Il paraît important de ne pas l’ériger dans un lieu déjà marqué par un attentat, mais plutôt neutre car il s’agit bien de prendre en compte un phénomène sous toutes ses formes. Il est donc essentiel de construire un espace ayant sa propre identité et accessible au plus grand nombre.
A quel type de terrorisme sera-t-il consacré ?
Toutes les formes seront abordées. Aussi bien le terrorisme politique (d’extrême gauche ou d’extrême droite), le terrorisme «importé» comme celui de Carlos, qui a fait de la France le champ de bataille de conflits extérieurs, que le terrorisme nationaliste. Et évidemment le terrorisme islamiste, qui est de loin le plus meurtrier.

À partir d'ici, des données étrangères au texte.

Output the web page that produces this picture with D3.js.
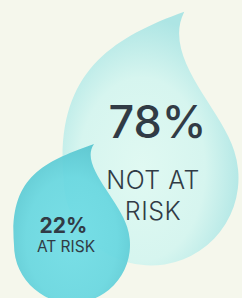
<!DOCTYPE html>
<html><head><meta charset="utf-8">
<script src="https://cdn.jsdelivr.net/npm/d3@7"></script>
<style>html,body{margin:0;padding:0;background:#f5f7ec;overflow:hidden}</style>
</head><body><svg id="c" width="242" height="298"></svg>
<script>
const categories = ["AT RISK", "NOT AT RISK"];
const values = [22, 78];
const pctLabels = ["22%", "78%"];
const nameLines = [["AT RISK"], ["NOT AT", "RISK"]];

const W = 242, H = 298;
const svg = d3.select("#c");
svg.append("rect").attr("width", W).attr("height", H).attr("fill", "#f5f7ec");

const x = d3.scalePoint().domain(categories).range([72, 151]);
const y = d3.scalePoint().domain(categories).range([245, 178]);
const r = d3.scaleLinear().domain([22, 78]).range([58, 87.5]);
const tail = {"AT RISK": 1.74, "NOT AT RISK": 1.9};

const defs = svg.append("defs");
const gBig = defs.append("radialGradient").attr("id", "gBig").attr("cx", "45%").attr("cy", "62%").attr("r", "60%");
gBig.append("stop").attr("offset", "0%").attr("stop-color", "#e0f9f2");
gBig.append("stop").attr("offset", "60%").attr("stop-color", "#d6f5ef");
gBig.append("stop").attr("offset", "100%").attr("stop-color", "#ade5e4");
const gSmall = defs.append("radialGradient").attr("id", "gSmall").attr("cx", "50%").attr("cy", "60%").attr("r", "60%");
gSmall.append("stop").attr("offset", "0%").attr("stop-color", "#70dde6");
gSmall.append("stop").attr("offset", "65%").attr("stop-color", "#68d7e0");
gSmall.append("stop").attr("offset", "100%").attr("stop-color", "#59c6d0");

function dropPath(cx, cy, R, tl) {
  const p = d3.path();
  const P = (u, v) => [cx + u * R, cy + v * R];
  const T = P(0.38, -tl);
  p.moveTo(...T);
  p.bezierCurveTo(...P(-0.45, -tl + 0.3), ...P(-1.1, -1.2), ...P(-1, 0));
  p.arc(cx, cy, R, Math.PI, -18 * Math.PI / 180, true);
  p.bezierCurveTo(...P(0.8, -0.8), ...P(0.12, -1.38), ...T);
  p.closePath();
  return p.toString();
}

const data = categories.map((c, i) => ({c, v: values[i], pct: pctLabels[i], lines: nameLines[i]}));
const order = data.slice().sort((a, b) => b.v - a.v);

svg.selectAll("path.drop").data(order).join("path")
  .attr("class", "drop")
  .attr("d", d => dropPath(x(d.c), y(d.c), r(d.v), tail[d.c]))
  .attr("fill", d => d.v > 50 ? "url(#gBig)" : "url(#gSmall)")
  .attr("opacity", d => d.v > 50 ? 1 : 0.93);

const font = "Inter, 'Open Sans', sans-serif";
const txt = "#313b45";
const big = data[1], small = data[0];
svg.append("text").attr("x", x(big.c) + 6.5).attr("y", y(big.c) - 40)
  .attr("text-anchor", "middle").attr("font-family", font).attr("font-weight", 500)
  .attr("font-size", 45).attr("fill", txt).text(big.pct);
big.lines.forEach((l, i) => {
  svg.append("text").attr("x", x(big.c) + 2).attr("y", y(big.c) + 11 + i * 31)
    .attr("text-anchor", "middle").attr("font-family", font).attr("font-weight", 300)
    .attr("font-size", 25).attr("letter-spacing", 0.5).attr("fill", txt).text(l);
});
svg.append("text").attr("x", x(small.c) - 8.5).attr("y", y(small.c) - 12)
  .attr("text-anchor", "middle").attr("font-family", font).attr("font-weight", 700)
  .attr("font-size", 21).attr("fill", txt).text(small.pct);
small.lines.forEach((l, i) => {
  svg.append("text").attr("x", x(small.c) - 6).attr("y", y(small.c) + 7 + i * 18)
    .attr("text-anchor", "middle").attr("font-family", font).attr("font-weight", 400)
    .attr("font-size", 15.5).attr("fill", txt).text(l);
});
</script></body></html>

Quelle est la place aujourd’hui de ce travail mémoriel ?
Nos sociétés contemporaines sont des sociétés de mémoire. En tant qu'historien, j'ai pu critiquer certains excès des politiques mémorielles. Mais il aurait été invraisemblable qu'on ne prenne pas en compte ce phénomène terroriste. Le parcours muséographique devrait être articulé autour de quatre thèmes : l'histoire du terrorisme, les réactions politiques, judiciaires et surtout dans notre quotidien après chaque attentat, et le changement de perspective sur les victimes. Ces trente dernières années, leur place a considérablement changé au sein de la société.
Enfin, on s'intéressera aussi à la mémoire. En se projetant dans le passé, on réalise que la mémorialisation - en particulier celle du terrorisme - a pris une importance considérable dans nos comportements et nos politiques publiques. Les politiques de reconnaissance et de réparation n'ont jamais été aussi présentes, et c'est aussi cela que nous voulons mettre en perspective.